PARIS: The suspect in the recent killings at the Jewish Museum in Brussels provides a textbook example of a long-standing fear in the West – the threat posed by radicalized citizens returning from the battlefields of Syria.
Since Syria became a magnet for Westerners, European nations have been slowly fortifying themselves with measures to detect potential jihadi fighters and counter any plots. But French-born Mehdi Nemmouche – the first Western citizen returning from Syria to be implicated in a major attack – was caught by chance, in a spot check for drugs by a customs official, making a mockery of efforts to counter the threat.
The suspect had slipped through a handful of countries from Asia to Europe in the three months after leaving Syria, a French prosecutor said, a clear sign of the difficulties of tracking returnees.
Whether or not he was the Brussels shooter, the portrait provided by authorities of Nemmouche, 29, is that of a dangerous man. They say when he was arrested Friday at the Marseille bus station he was heavily armed, carrying a large supply of ammunition and a banner of Syria’s most notorious fighting group, the Islamic State of Iraq and Greater Syria (ISIS).
Between 1,000 and 1,500 Europeans may currently be fighting in Syria against President Bashar Assad, according to Charles Lister, an analyst with Brookings Doha Center, who drew the estimate from governments and other sources. Each one who returns represents a potential threat, according to official European thinking, and the challenge to track them all is huge.
Thomas Hegghammer, an expert on foreign fighters at the Norwegian Defense Research Establishment, says that attacks by one person are far harder to thwart than large-scale operations. EU governments “are quite well positioned to thwart larger plots involving several people.”
“They’re not able to stop all the smaller, simpler attacks like the one in Brussels, with one person and a gun.”
In its annual report issued last month, The EU’s police organization Europol said radicals who travel to fight alongside militants in conflicts like the Syrian civil war are “posing an increased threat to all EU member states on their return.”
A leading French criminologist who advised former President Nicolas Sarkozy said that a lack of coordination and data-sharing among nations – even within the EU – stunts measures to counter the threat.

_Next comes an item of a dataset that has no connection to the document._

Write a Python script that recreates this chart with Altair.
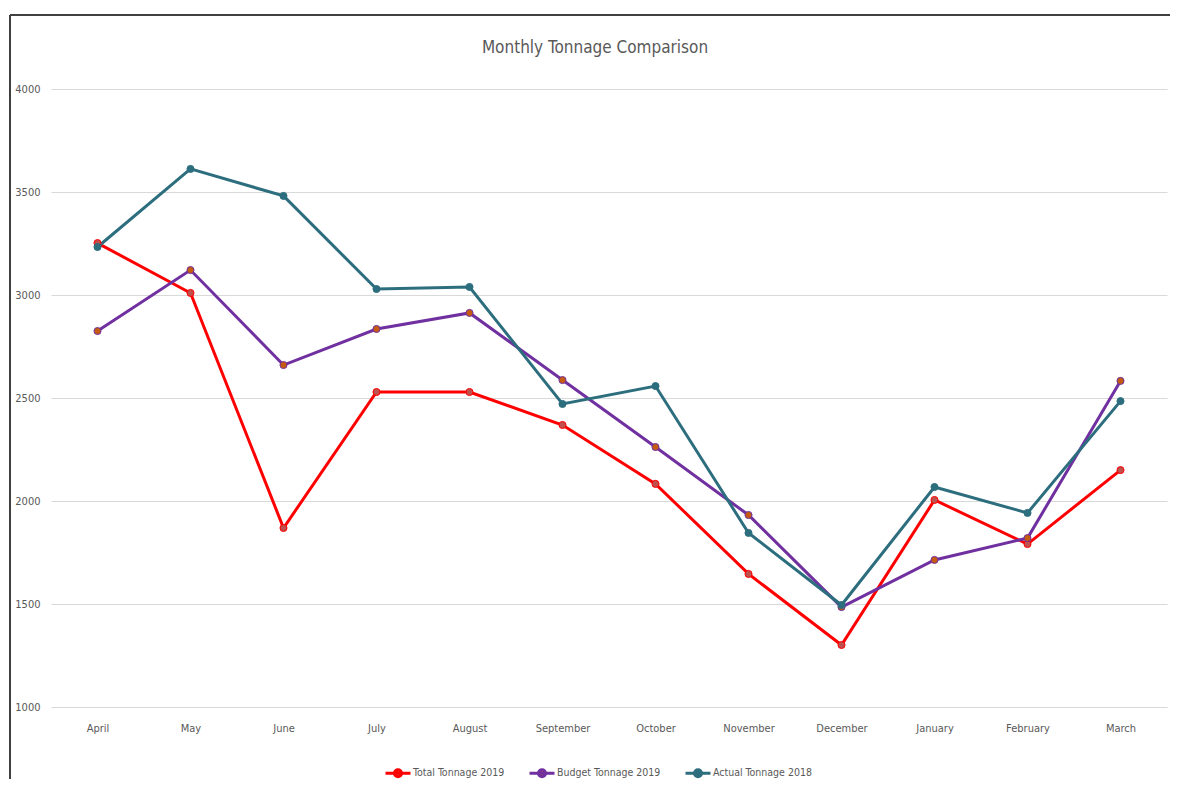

France feels particularly vulnerable because it has the highest estimated number of youths heading to Syria or fighting there - around 800. It rolled out new measures in April to prevent its citizens and legal residents from joining jihad and protect against potential threats posed by returnees, including canceling French passports and deporting foreign residents.
Britain has also withdrawn passports under a “Royal Prerogative.” However, softer approaches also are on the books in U.K. and elsewhere.
o FRANCE: A series of tough-love measures introduced in April includes a hotline for parents who fear their children are at risk of taking up jihad in Syria.
o NETHERLANDS: The Dutch have an elaborate program to counter the jihadi phenomenon that sent about 100 youths to Syria, of whom 10 were killed and 20 have so far returned. Beside canceling passports, an unspecified number of minors have been stopped from leaving, some placed in juvenile detention.
o BELGIUM: Belgium, which says about 150 of its citizens are in Syria, has set up programs in sensitive towns to improve cooperation among authorities, and designated a “prevention specialist” in 29 towns.
o BRITAIN: The long-standing Prevent program liaises with schools, volunteer agencies and local groups to detect a potential extremist. It recently encouraged women to reach out to other women concerned about potential jihadi on the home front.
o GERMANY: Some 320 extremists from Germany are currently in Syria, and some 50 have returned, but the authorities maintained a hands-off approach until recently, allowing them to fly out and return without being stopped because terrorism in Syria is difficult to prove.